▸ Task objective:
Copy out the complete listing, word for word.

▸ Data block:
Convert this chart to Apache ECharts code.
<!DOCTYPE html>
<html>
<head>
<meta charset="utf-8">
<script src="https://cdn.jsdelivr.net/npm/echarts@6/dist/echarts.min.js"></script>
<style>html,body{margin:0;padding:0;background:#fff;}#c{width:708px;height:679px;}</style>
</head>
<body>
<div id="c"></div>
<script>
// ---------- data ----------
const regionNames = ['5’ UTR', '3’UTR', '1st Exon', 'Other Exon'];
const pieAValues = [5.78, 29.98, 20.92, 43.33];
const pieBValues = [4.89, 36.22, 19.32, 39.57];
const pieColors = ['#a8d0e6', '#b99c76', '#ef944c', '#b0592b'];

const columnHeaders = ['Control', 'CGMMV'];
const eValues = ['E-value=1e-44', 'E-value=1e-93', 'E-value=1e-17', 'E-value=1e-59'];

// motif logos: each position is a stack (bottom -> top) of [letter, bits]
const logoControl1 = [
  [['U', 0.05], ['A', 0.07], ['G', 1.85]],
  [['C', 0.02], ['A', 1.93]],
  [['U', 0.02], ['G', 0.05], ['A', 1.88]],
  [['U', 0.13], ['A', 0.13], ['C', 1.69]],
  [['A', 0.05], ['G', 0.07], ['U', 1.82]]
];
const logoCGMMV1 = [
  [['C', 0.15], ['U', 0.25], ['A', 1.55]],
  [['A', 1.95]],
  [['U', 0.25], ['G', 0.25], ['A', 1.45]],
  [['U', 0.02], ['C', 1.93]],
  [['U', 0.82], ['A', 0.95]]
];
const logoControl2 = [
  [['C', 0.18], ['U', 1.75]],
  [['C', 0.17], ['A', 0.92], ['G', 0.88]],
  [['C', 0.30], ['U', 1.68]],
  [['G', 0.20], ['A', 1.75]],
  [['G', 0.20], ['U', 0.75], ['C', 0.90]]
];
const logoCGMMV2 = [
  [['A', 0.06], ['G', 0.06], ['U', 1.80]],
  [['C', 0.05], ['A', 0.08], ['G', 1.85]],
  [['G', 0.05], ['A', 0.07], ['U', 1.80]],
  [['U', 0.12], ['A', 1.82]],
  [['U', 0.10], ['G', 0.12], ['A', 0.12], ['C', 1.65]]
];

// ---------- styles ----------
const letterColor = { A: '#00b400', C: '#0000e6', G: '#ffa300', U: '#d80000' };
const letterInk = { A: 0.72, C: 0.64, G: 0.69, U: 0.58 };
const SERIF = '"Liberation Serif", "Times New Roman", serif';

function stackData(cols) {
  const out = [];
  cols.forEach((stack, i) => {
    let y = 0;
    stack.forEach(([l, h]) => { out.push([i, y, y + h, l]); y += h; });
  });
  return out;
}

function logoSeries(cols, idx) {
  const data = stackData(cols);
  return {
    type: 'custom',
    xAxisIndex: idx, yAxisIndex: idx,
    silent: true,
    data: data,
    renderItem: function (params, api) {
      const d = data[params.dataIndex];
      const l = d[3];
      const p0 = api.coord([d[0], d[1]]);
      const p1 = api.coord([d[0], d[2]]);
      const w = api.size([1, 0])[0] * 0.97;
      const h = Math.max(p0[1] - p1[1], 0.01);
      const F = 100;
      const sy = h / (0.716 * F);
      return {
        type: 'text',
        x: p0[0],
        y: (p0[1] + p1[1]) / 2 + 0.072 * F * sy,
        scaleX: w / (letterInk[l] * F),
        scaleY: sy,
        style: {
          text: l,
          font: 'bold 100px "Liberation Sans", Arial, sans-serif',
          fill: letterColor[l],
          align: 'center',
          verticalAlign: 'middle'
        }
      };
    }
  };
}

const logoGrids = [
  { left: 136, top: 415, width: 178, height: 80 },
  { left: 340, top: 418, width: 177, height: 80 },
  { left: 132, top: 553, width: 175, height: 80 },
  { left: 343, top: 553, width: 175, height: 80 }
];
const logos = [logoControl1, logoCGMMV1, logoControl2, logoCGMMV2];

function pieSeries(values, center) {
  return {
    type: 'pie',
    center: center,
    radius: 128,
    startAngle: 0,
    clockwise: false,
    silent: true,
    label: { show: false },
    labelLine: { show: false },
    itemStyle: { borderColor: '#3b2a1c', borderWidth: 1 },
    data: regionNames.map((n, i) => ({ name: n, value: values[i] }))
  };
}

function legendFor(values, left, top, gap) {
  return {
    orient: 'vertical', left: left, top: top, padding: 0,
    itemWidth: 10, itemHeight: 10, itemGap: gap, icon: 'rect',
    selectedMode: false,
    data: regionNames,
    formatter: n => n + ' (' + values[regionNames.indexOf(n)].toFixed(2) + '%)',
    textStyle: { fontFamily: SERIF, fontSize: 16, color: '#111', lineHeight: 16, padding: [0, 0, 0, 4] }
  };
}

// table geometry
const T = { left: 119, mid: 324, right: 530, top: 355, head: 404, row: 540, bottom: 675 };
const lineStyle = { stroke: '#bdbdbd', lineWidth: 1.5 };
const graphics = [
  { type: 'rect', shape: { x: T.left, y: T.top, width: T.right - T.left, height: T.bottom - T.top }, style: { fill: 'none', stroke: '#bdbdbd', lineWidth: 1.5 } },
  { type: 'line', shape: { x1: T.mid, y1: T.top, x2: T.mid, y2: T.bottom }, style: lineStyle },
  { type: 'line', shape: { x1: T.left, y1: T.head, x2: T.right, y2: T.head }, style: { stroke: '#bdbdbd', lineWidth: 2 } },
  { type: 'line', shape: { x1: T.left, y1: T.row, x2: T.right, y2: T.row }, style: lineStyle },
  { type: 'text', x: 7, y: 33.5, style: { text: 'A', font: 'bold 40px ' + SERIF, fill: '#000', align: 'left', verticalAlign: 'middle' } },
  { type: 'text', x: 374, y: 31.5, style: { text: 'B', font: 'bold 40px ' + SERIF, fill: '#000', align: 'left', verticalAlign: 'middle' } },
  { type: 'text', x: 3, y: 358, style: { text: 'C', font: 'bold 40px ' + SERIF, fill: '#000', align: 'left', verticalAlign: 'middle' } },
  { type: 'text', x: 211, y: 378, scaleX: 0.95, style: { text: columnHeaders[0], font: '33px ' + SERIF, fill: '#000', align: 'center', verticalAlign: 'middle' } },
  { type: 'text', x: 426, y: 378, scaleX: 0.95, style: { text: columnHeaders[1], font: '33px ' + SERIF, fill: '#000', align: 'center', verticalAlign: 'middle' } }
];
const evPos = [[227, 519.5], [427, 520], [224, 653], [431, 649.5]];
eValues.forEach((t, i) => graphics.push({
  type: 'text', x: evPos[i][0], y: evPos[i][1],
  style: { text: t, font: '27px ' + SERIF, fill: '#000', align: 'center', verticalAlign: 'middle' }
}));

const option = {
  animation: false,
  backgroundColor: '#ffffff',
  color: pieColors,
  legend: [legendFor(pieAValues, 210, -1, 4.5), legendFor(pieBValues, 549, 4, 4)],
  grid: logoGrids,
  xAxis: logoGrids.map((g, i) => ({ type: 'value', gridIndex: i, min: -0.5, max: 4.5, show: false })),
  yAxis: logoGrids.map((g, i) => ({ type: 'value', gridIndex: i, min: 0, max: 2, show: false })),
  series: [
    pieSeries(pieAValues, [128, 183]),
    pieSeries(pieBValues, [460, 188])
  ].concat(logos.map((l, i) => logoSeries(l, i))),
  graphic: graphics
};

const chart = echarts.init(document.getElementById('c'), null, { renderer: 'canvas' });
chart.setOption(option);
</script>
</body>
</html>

▸ Output below:
Convert this chart to Apache ECharts code.
<!DOCTYPE html>
<html>
<head>
<meta charset="utf-8">
<script src="https://cdn.jsdelivr.net/npm/echarts@6/dist/echarts.min.js"></script>
<style>html,body{margin:0;padding:0;background:#fff;}#c{width:708px;height:679px;}</style>
</head>
<body>
<div id="c"></div>
<script>
// ---------- data ----------
const regionNames = ['5’ UTR', '3’UTR', '1st Exon', 'Other Exon'];
const pieAValues = [5.78, 29.98, 20.92, 43.33];
const pieBValues = [4.89, 36.22, 19.32, 39.57];
const pieColors = ['#a8d0e6', '#b99c76', '#ef944c', '#b0592b'];

const columnHeaders = ['Control', 'CGMMV'];
const eValues = ['E-value=1e-44', 'E-value=1e-93', 'E-value=1e-17', 'E-value=1e-59'];

// motif logos: each position is a stack (bottom -> top) of [letter, bits]
const logoControl1 = [
  [['U', 0.05], ['A', 0.07], ['G', 1.85]],
  [['C', 0.02], ['A', 1.93]],
  [['U', 0.02], ['G', 0.05], ['A', 1.88]],
  [['U', 0.13], ['A', 0.13], ['C', 1.69]],
  [['A', 0.05], ['G', 0.07], ['U', 1.82]]
];
const logoCGMMV1 = [
  [['C', 0.15], ['U', 0.25], ['A', 1.55]],
  [['A', 1.95]],
  [['U', 0.25], ['G', 0.25], ['A', 1.45]],
  [['U', 0.02], ['C', 1.93]],
  [['U', 0.82], ['A', 0.95]]
];
const logoControl2 = [
  [['C', 0.18], ['U', 1.75]],
  [['C', 0.17], ['A', 0.92], ['G', 0.88]],
  [['C', 0.30], ['U', 1.68]],
  [['G', 0.20], ['A', 1.75]],
  [['G', 0.20], ['U', 0.75], ['C', 0.90]]
];
const logoCGMMV2 = [
  [['A', 0.06], ['G', 0.06], ['U', 1.80]],
  [['C', 0.05], ['A', 0.08], ['G', 1.85]],
  [['G', 0.05], ['A', 0.07], ['U', 1.80]],
  [['U', 0.12], ['A', 1.82]],
  [['U', 0.10], ['G', 0.12], ['A', 0.12], ['C', 1.65]]
];

// ---------- styles ----------
const letterColor = { A: '#00b400', C: '#0000e6', G: '#ffa300', U: '#d80000' };
const letterInk = { A: 0.72, C: 0.64, G: 0.69, U: 0.58 };
const SERIF = '"Liberation Serif", "Times New Roman", serif';

function stackData(cols) {
  const out = [];
  cols.forEach((stack, i) => {
    let y = 0;
    stack.forEach(([l, h]) => { out.push([i, y, y + h, l]); y += h; });
  });
  return out;
}

function logoSeries(cols, idx) {
  const data = stackData(cols);
  return {
    type: 'custom',
    xAxisIndex: idx, yAxisIndex: idx,
    silent: true,
    data: data,
    renderItem: function (params, api) {
      const d = data[params.dataIndex];
      const l = d[3];
      const p0 = api.coord([d[0], d[1]]);
      const p1 = api.coord([d[0], d[2]]);
      const w = api.size([1, 0])[0] * 0.97;
      const h = Math.max(p0[1] - p1[1], 0.01);
      const F = 100;
      const sy = h / (0.716 * F);
      return {
        type: 'text',
        x: p0[0],
        y: (p0[1] + p1[1]) / 2 + 0.072 * F * sy,
        scaleX: w / (letterInk[l] * F),
        scaleY: sy,
        style: {
          text: l,
          font: 'bold 100px "Liberation Sans", Arial, sans-serif',
          fill: letterColor[l],
          align: 'center',
          verticalAlign: 'middle'
        }
      };
    }
  };
}

const logoGrids = [
  { left: 136, top: 415, width: 178, height: 80 },
  { left: 340, top: 418, width: 177, height: 80 },
  { left: 132, top: 553, width: 175, height: 80 },
  { left: 343, top: 553, width: 175, height: 80 }
];
const logos = [logoControl1, logoCGMMV1, logoControl2, logoCGMMV2];

function pieSeries(values, center) {
  return {
    type: 'pie',
    center: center,
    radius: 128,
    startAngle: 0,
    clockwise: false,
    silent: true,
    label: { show: false },
    labelLine: { show: false },
    itemStyle: { borderColor: '#3b2a1c', borderWidth: 1 },
    data: regionNames.map((n, i) => ({ name: n, value: values[i] }))
  };
}

function legendFor(values, left, top, gap) {
  return {
    orient: 'vertical', left: left, top: top, padding: 0,
    itemWidth: 10, itemHeight: 10, itemGap: gap, icon: 'rect',
    selectedMode: false,
    data: regionNames,
    formatter: n => n + ' (' + values[regionNames.indexOf(n)].toFixed(2) + '%)',
    textStyle: { fontFamily: SERIF, fontSize: 16, color: '#111', lineHeight: 16, padding: [0, 0, 0, 4] }
  };
}

// table geometry
const T = { left: 119, mid: 324, right: 530, top: 355, head: 404, row: 540, bottom: 675 };
const lineStyle = { stroke: '#bdbdbd', lineWidth: 1.5 };
const graphics = [
  { type: 'rect', shape: { x: T.left, y: T.top, width: T.right - T.left, height: T.bottom - T.top }, style: { fill: 'none', stroke: '#bdbdbd', lineWidth: 1.5 } },
  { type: 'line', shape: { x1: T.mid, y1: T.top, x2: T.mid, y2: T.bottom }, style: lineStyle },
  { type: 'line', shape: { x1: T.left, y1: T.head, x2: T.right, y2: T.head }, style: { stroke: '#bdbdbd', lineWidth: 2 } },
  { type: 'line', shape: { x1: T.left, y1: T.row, x2: T.right, y2: T.row }, style: lineStyle },
  { type: 'text', x: 7, y: 33.5, style: { text: 'A', font: 'bold 40px ' + SERIF, fill: '#000', align: 'left', verticalAlign: 'middle' } },
  { type: 'text', x: 374, y: 31.5, style: { text: 'B', font: 'bold 40px ' + SERIF, fill: '#000', align: 'left', verticalAlign: 'middle' } },
  { type: 'text', x: 3, y: 358, style: { text: 'C', font: 'bold 40px ' + SERIF, fill: '#000', align: 'left', verticalAlign: 'middle' } },
  { type: 'text', x: 211, y: 378, scaleX: 0.95, style: { text: columnHeaders[0], font: '33px ' + SERIF, fill: '#000', align: 'center', verticalAlign: 'middle' } },
  { type: 'text', x: 426, y: 378, scaleX: 0.95, style: { text: columnHeaders[1], font: '33px ' + SERIF, fill: '#000', align: 'center', verticalAlign: 'middle' } }
];
const evPos = [[227, 519.5], [427, 520], [224, 653], [431, 649.5]];
eValues.forEach((t, i) => graphics.push({
  type: 'text', x: evPos[i][0], y: evPos[i][1],
  style: { text: t, font: '27px ' + SERIF, fill: '#000', align: 'center', verticalAlign: 'middle' }
}));

const option = {
  animation: false,
  backgroundColor: '#ffffff',
  color: pieColors,
  legend: [legendFor(pieAValues, 210, -1, 4.5), legendFor(pieBValues, 549, 4, 4)],
  grid: logoGrids,
  xAxis: logoGrids.map((g, i) => ({ type: 'value', gridIndex: i, min: -0.5, max: 4.5, show: false })),
  yAxis: logoGrids.map((g, i) => ({ type: 'value', gridIndex: i, min: 0, max: 2, show: false })),
  series: [
    pieSeries(pieAValues, [128, 183]),
    pieSeries(pieBValues, [460, 188])
  ].concat(logos.map((l, i) => logoSeries(l, i))),
  graphic: graphics
};

const chart = echarts.init(document.getElementById('c'), null, { renderer: 'canvas' });
chart.setOption(option);
</script>
</body>
</html>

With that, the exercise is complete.